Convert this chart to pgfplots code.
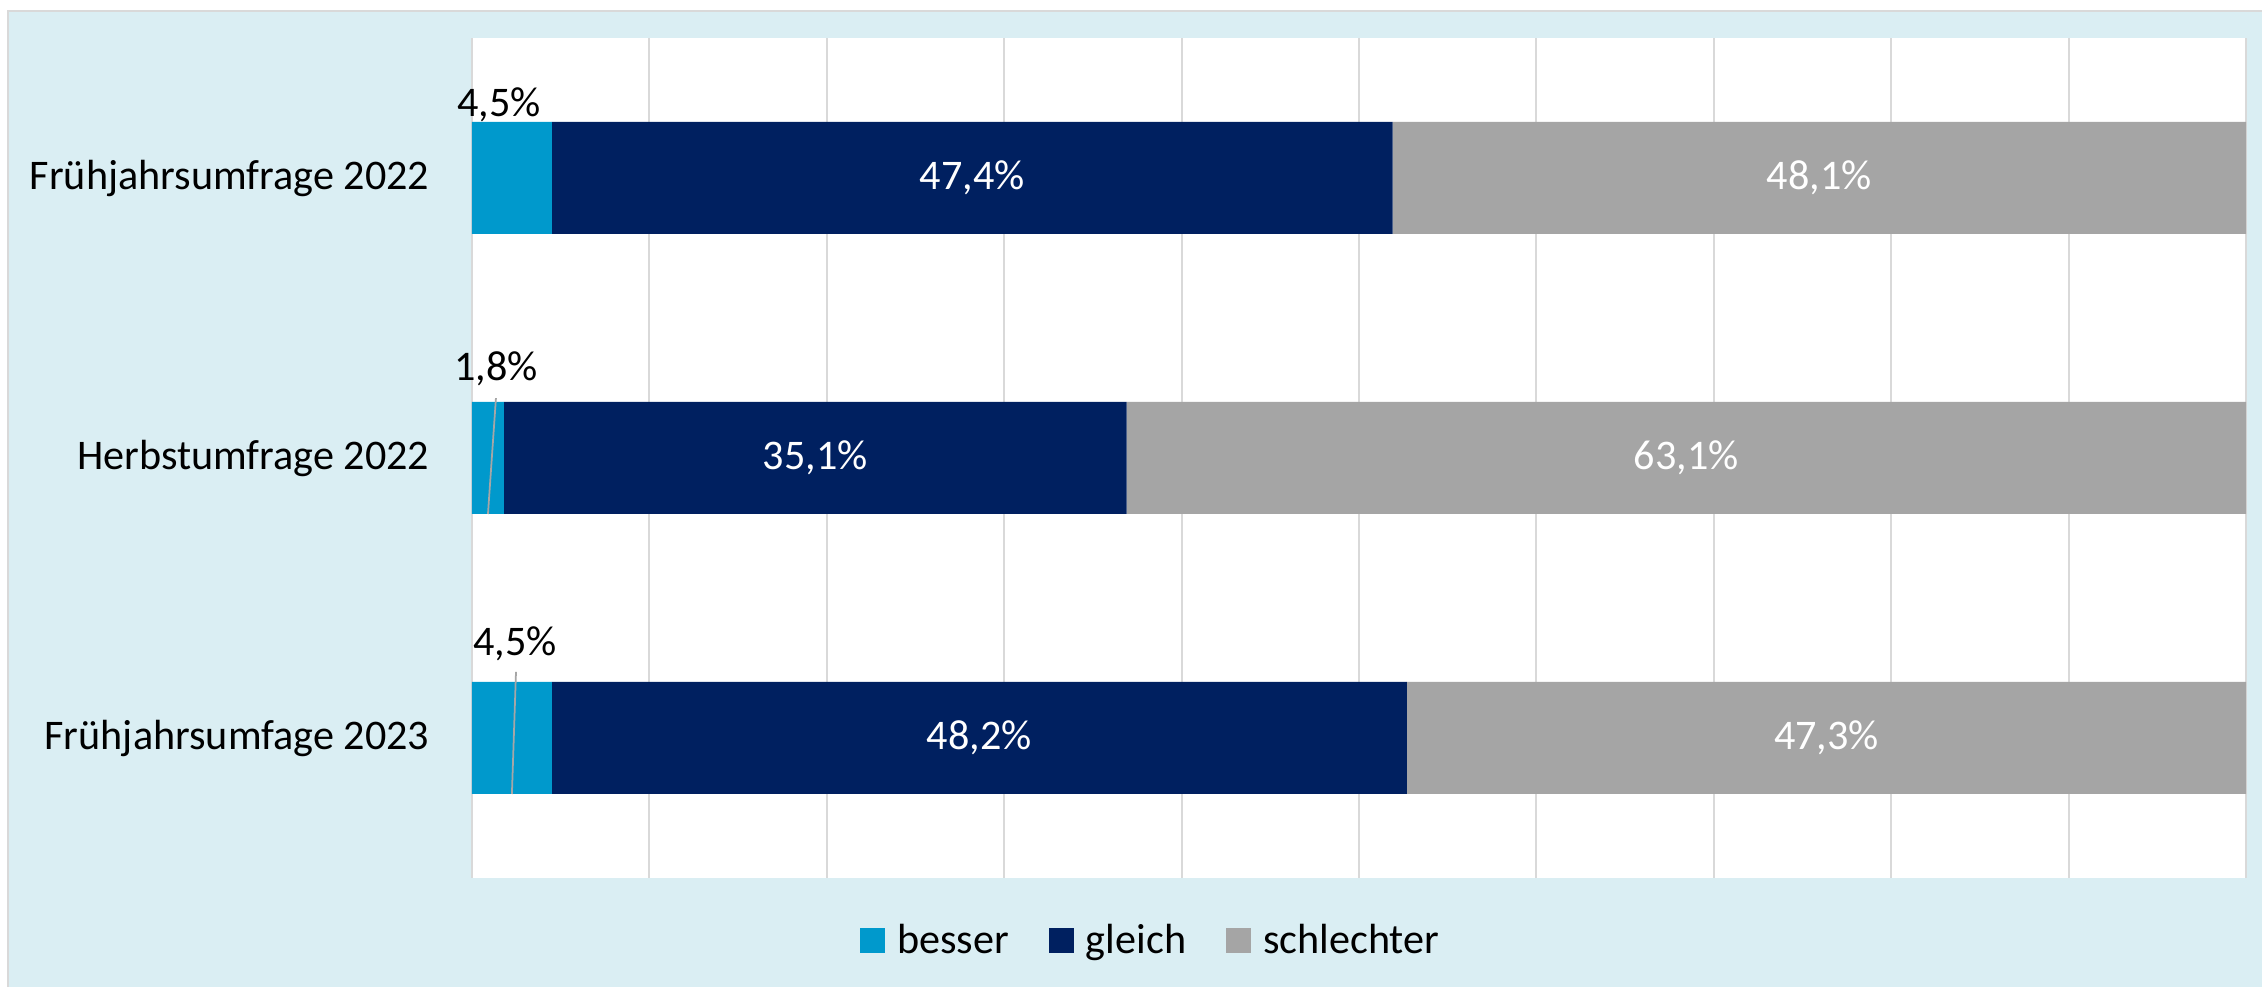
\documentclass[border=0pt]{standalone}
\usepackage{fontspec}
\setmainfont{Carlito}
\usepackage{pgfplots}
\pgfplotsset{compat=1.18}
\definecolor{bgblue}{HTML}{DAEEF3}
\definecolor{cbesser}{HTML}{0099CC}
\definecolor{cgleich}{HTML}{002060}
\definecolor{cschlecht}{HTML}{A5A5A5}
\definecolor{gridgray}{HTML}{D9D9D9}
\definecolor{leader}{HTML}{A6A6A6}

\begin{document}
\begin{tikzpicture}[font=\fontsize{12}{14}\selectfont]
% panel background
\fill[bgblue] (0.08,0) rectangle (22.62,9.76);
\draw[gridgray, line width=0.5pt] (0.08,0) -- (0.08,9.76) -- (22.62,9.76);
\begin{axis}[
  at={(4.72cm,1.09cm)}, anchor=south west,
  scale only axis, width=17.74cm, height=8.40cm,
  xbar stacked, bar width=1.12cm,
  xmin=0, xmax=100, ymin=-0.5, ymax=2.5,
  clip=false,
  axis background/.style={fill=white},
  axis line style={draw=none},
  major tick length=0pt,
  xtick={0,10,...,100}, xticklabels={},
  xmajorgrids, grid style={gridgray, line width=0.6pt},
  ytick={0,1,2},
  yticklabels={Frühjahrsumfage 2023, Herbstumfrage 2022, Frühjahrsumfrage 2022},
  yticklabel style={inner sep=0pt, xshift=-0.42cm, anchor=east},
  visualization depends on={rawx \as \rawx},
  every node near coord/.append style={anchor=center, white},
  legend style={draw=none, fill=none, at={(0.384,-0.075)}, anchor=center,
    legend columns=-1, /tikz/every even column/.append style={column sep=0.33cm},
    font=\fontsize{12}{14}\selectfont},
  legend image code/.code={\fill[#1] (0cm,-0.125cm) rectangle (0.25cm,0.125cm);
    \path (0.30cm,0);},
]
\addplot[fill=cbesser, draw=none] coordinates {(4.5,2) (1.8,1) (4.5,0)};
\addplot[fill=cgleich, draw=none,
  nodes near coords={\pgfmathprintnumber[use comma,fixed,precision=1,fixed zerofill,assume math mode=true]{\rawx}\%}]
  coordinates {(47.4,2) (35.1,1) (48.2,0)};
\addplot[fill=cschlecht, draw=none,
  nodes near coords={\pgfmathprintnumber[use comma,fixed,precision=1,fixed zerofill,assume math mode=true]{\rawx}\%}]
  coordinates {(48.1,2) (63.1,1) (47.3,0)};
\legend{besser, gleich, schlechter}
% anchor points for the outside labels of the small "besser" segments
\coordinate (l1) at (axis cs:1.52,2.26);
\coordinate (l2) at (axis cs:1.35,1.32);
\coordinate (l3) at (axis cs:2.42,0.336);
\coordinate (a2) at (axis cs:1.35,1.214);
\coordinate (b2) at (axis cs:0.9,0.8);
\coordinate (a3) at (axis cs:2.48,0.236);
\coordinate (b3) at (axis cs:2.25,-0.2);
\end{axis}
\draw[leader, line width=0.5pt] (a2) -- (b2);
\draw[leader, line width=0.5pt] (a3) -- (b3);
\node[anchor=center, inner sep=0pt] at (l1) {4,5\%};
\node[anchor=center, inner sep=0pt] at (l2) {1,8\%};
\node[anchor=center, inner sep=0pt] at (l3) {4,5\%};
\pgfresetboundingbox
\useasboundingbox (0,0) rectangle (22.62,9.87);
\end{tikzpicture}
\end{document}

## What needs to be done
Restate the data above exactly, stripping out each image.

## Written answer
Convert this chart to pgfplots code.
\documentclass[border=0pt]{standalone}
\usepackage{fontspec}
\setmainfont{Carlito}
\usepackage{pgfplots}
\pgfplotsset{compat=1.18}
\definecolor{bgblue}{HTML}{DAEEF3}
\definecolor{cbesser}{HTML}{0099CC}
\definecolor{cgleich}{HTML}{002060}
\definecolor{cschlecht}{HTML}{A5A5A5}
\definecolor{gridgray}{HTML}{D9D9D9}
\definecolor{leader}{HTML}{A6A6A6}

\begin{document}
\begin{tikzpicture}[font=\fontsize{12}{14}\selectfont]
% panel background
\fill[bgblue] (0.08,0) rectangle (22.62,9.76);
\draw[gridgray, line width=0.5pt] (0.08,0) -- (0.08,9.76) -- (22.62,9.76);
\begin{axis}[
  at={(4.72cm,1.09cm)}, anchor=south west,
  scale only axis, width=17.74cm, height=8.40cm,
  xbar stacked, bar width=1.12cm,
  xmin=0, xmax=100, ymin=-0.5, ymax=2.5,
  clip=false,
  axis background/.style={fill=white},
  axis line style={draw=none},
  major tick length=0pt,
  xtick={0,10,...,100}, xticklabels={},
  xmajorgrids, grid style={gridgray, line width=0.6pt},
  ytick={0,1,2},
  yticklabels={Frühjahrsumfage 2023, Herbstumfrage 2022, Frühjahrsumfrage 2022},
  yticklabel style={inner sep=0pt, xshift=-0.42cm, anchor=east},
  visualization depends on={rawx \as \rawx},
  every node near coord/.append style={anchor=center, white},
  legend style={draw=none, fill=none, at={(0.384,-0.075)}, anchor=center,
    legend columns=-1, /tikz/every even column/.append style={column sep=0.33cm},
    font=\fontsize{12}{14}\selectfont},
  legend image code/.code={\fill[#1] (0cm,-0.125cm) rectangle (0.25cm,0.125cm);
    \path (0.30cm,0);},
]
\addplot[fill=cbesser, draw=none] coordinates {(4.5,2) (1.8,1) (4.5,0)};
\addplot[fill=cgleich, draw=none,
  nodes near coords={\pgfmathprintnumber[use comma,fixed,precision=1,fixed zerofill,assume math mode=true]{\rawx}\%}]
  coordinates {(47.4,2) (35.1,1) (48.2,0)};
\addplot[fill=cschlecht, draw=none,
  nodes near coords={\pgfmathprintnumber[use comma,fixed,precision=1,fixed zerofill,assume math mode=true]{\rawx}\%}]
  coordinates {(48.1,2) (63.1,1) (47.3,0)};
\legend{besser, gleich, schlechter}
% anchor points for the outside labels of the small "besser" segments
\coordinate (l1) at (axis cs:1.52,2.26);
\coordinate (l2) at (axis cs:1.35,1.32);
\coordinate (l3) at (axis cs:2.42,0.336);
\coordinate (a2) at (axis cs:1.35,1.214);
\coordinate (b2) at (axis cs:0.9,0.8);
\coordinate (a3) at (axis cs:2.48,0.236);
\coordinate (b3) at (axis cs:2.25,-0.2);
\end{axis}
\draw[leader, line width=0.5pt] (a2) -- (b2);
\draw[leader, line width=0.5pt] (a3) -- (b3);
\node[anchor=center, inner sep=0pt] at (l1) {4,5\%};
\node[anchor=center, inner sep=0pt] at (l2) {1,8\%};
\node[anchor=center, inner sep=0pt] at (l3) {4,5\%};
\pgfresetboundingbox
\useasboundingbox (0,0) rectangle (22.62,9.87);
\end{tikzpicture}
\end{document}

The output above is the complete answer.